Rumour has it commodities traders are commanding three-year guarantees. Just how prevalent is the multi-year mega-payout?
Very - if you're talking two-year guaranteed bonuses. Not very - when it comes to anything longer. Jason Kennedy, managing partner of search firm Kennedy Associates, breaks the bad news: "Three-year guarantees are a one-off thing," he tell us. "They only occur when a bank feels it's lagging behind and needs to fill a hole, and usually only apply to heads of global businesses. The circumstances need to be exceptional."
Did exceptional arise in the case of David Silbert? The former global head of commodities at Merrill Lynch is joining Deutsche Bank in a similar role early this year.
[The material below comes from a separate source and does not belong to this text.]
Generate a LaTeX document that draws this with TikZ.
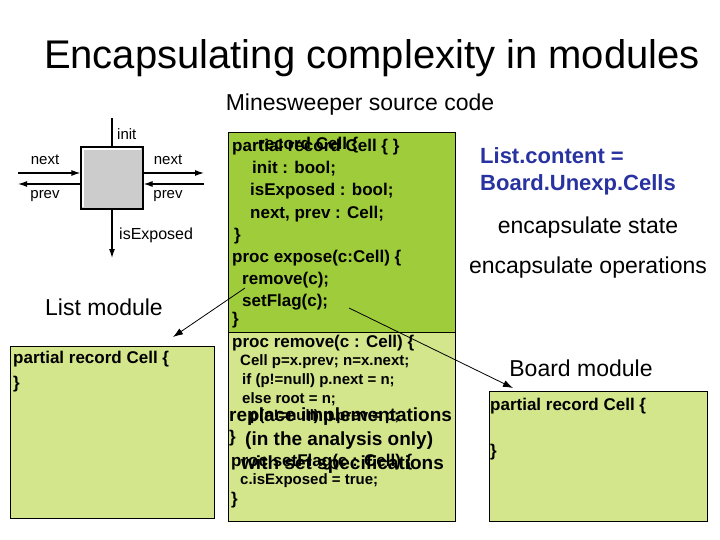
\documentclass[tikz,border=0pt]{standalone}
\usepackage{fontspec}
\setmainfont{Liberation Sans}
\usetikzlibrary{arrows.meta}
\definecolor{dg}{RGB}{158,204,58}
\definecolor{lg}{RGB}{212,230,140}
\definecolor{bl}{RGB}{40,50,160}
\begin{document}
\begin{tikzpicture}[x=1pt,y=-1pt,
 txt/.style={inner sep=0pt,anchor=west},
 code/.style={txt,font=\fontsize{17}{17}\selectfont\bfseries},
 bcode/.style={txt,font=\fontsize{17}{17}\selectfont\bfseries},
 small/.style={txt,font=\fontsize{15}{15}\selectfont\bfseries},
 big/.style={txt,font=\fontsize{19}{19}\selectfont\bfseries},
 lab/.style={inner sep=0pt,font=\fontsize{15}{15}\selectfont},
 side/.style={inner sep=0pt,font=\fontsize{23}{23}\selectfont},
 box/.style={draw=black,line width=0.8pt,fill=lg},
 arr/.style={-{Latex[length=9pt,width=6pt]},line width=1.2pt},
 ptr/.style={-{Latex[length=10pt,width=7pt]},line width=0.8pt}]
\useasboundingbox (0,0) rectangle (720,540);
\node[inner sep=0pt,font=\fontsize{40}{40}\selectfont] (title) at (372,58) {Encapsulating complexity in modules};
\node[side] (sub) at (360,105) {Minesweeper source code};
% left diagram
\node[draw=black,line width=1.2pt,fill=gray!40,minimum width=62pt,minimum height=62pt,inner sep=0pt] (sq) at (112,178) {};
\draw[white,line width=2pt] ([shift={(3,-3)}]sq.south west) -- ([shift={(3,3)}]sq.north west) -- ([shift={(-3,3)}]sq.north east);
\coordinate (top) at (112,118);
\coordinate (bot) at (112,258);
\coordinate (ln) at (18,173); \coordinate (lp) at (18,184);
\coordinate (rn) at (204,173); \coordinate (rp) at (204,184);
\draw[line width=1.2pt] (top) -- (sq.north);
\draw[arr] (sq.south) -- (bot);
\draw[arr] (ln) -- (sq.west |- ln);
\draw[arr] (sq.west |- lp) -- (lp);
\draw[arr] (sq.east |- rn) -- (rn);
\draw[arr] (rp) -- (sq.east |- rp);
\node[lab,anchor=west] (li) at (117,134) {init};
\node[lab] (lnx) at (45,160) {next};
\node[lab] (lpv) at (45,196) {prev};
\node[lab] (rnx) at (168,160) {next};
\node[lab] (rpv) at (168,196) {prev};
\node[lab,anchor=west,font=\fontsize{16}{16}\selectfont] (lis) at (119,235) {isExposed};
\node[side] (lm) at (104,307) {List module};
\node[side] (bm) at (581,368) {Board module};
% boxes
\node[box,minimum width=204pt,minimum height=172pt,anchor=north west,inner sep=0pt] (lbox) at (10,346) {};
\node[box,minimum width=218pt,minimum height=130pt,anchor=north west,inner sep=0pt] (rbox) at (489,391) {};
\draw[box,fill=dg] (228,132) rectangle (455,332);
\draw[box] (228,332) rectangle (455,521);
\node[code] (l1a) at (232,147) {partial record Cell \{ \}};
\node[code] (l1b) at (258,145) {record Cell \{};
\node[code] (l2) at (252,169) {init : bool;};
\node[code] (l3) at (250,191) {isExposed : bool;};
\node[code] (l4) at (250,214) {next, prev : Cell;};
\node[code] (l5) at (234,236) {\}};
\node[code] (l6) at (232,258) {proc expose(c:Cell) \{};
\node[code] (l7) at (242,280) {remove(c);};
\node[code] (l8) at (242,302) {setFlag(c);};
\node[code] (l9) at (232,320) {\}};
\node[code] (l10) at (232,343) {proc remove(c : Cell) \{};
\node[small] (l11) at (240,362) {Cell p=x.prev; n=x.next;};
\node[small] (l12) at (242,381) {if (p!=null) p.next = n;};
\node[small] (l13) at (242,399) {else root = n;};
\node[small] (l14) at (250,417) {p(n!=null) n.prev = p;};
\node[big] (l15) at (229,417) {replace implementations};
\node[code] (l16) at (229,438) {\}};
\node[big] (l17) at (245,441) {(in the analysis only)};
\node[code] (l18) at (231,462) {proc setFlag(c : Cell) \{};
\node[big] (l19) at (241,465) {with set specifications};
\node[small] (l20) at (240,481) {c.isExposed = true;};
\node[code] (l21) at (231,500) {\}};
\node[bcode] (lb1) at (13,359) {partial record Cell \{};
\node[bcode] (lb2) at (13,384) {\}};
\node[bcode] (rb1) at (490,406) {partial record Cell \{};
\node[bcode] (rb2) at (490,452) {\}};
% right texts
\node[txt,font=\fontsize{22}{22}\selectfont\bfseries,text=bl] (b1) at (480,156) {List.content =};
\node[txt,font=\fontsize{22}{22}\selectfont\bfseries,text=bl] (b2) at (480,185) {Board.Unexp.Cells};
\node[side] (es) at (588,228) {encapsulate state};
\node[side] (eo) at (588,268) {encapsulate operations};
% pointers
\coordinate (p1s) at (245,288); \coordinate (p1e) at (173,337);
\coordinate (p2s) at (349,308); \coordinate (p2e) at (513,388);
\draw[ptr] (p1s) -- (p1e);
\draw[ptr] (p2s) -- (p2e);
\end{tikzpicture}
\end{document}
According to the Financial Times last week, Silbert's package at the German bank amounts to 10m to 15m over the next three years.
Deutsche Bank confirmed Silbert's appointment, but declined to say anything about how much it's paying him.
Calyon catching on?
If mega-guarantees are to be found elsewhere, headhunters say it's likely to be among Silbert's colleagues in the overheated commodities market. In particular, French bank Calyon is rumoured to be in the market for a replacement for Etienne Amic, its former global head of commodities, who reputedly left late in 2006.
Given tight hiring conditions, Amic's replacement may be in a strong position to demand a Silbert-style guarantee. "Calyon are not a bad operation, but neither are they are Goldman or an absolute start-up," says one headhunter. "Unless they're willing to offer a long guarantee it could be hard to lure top-notch talent."
French banks aren't best known for their largesse, so whether Calyon will pay up is another matter.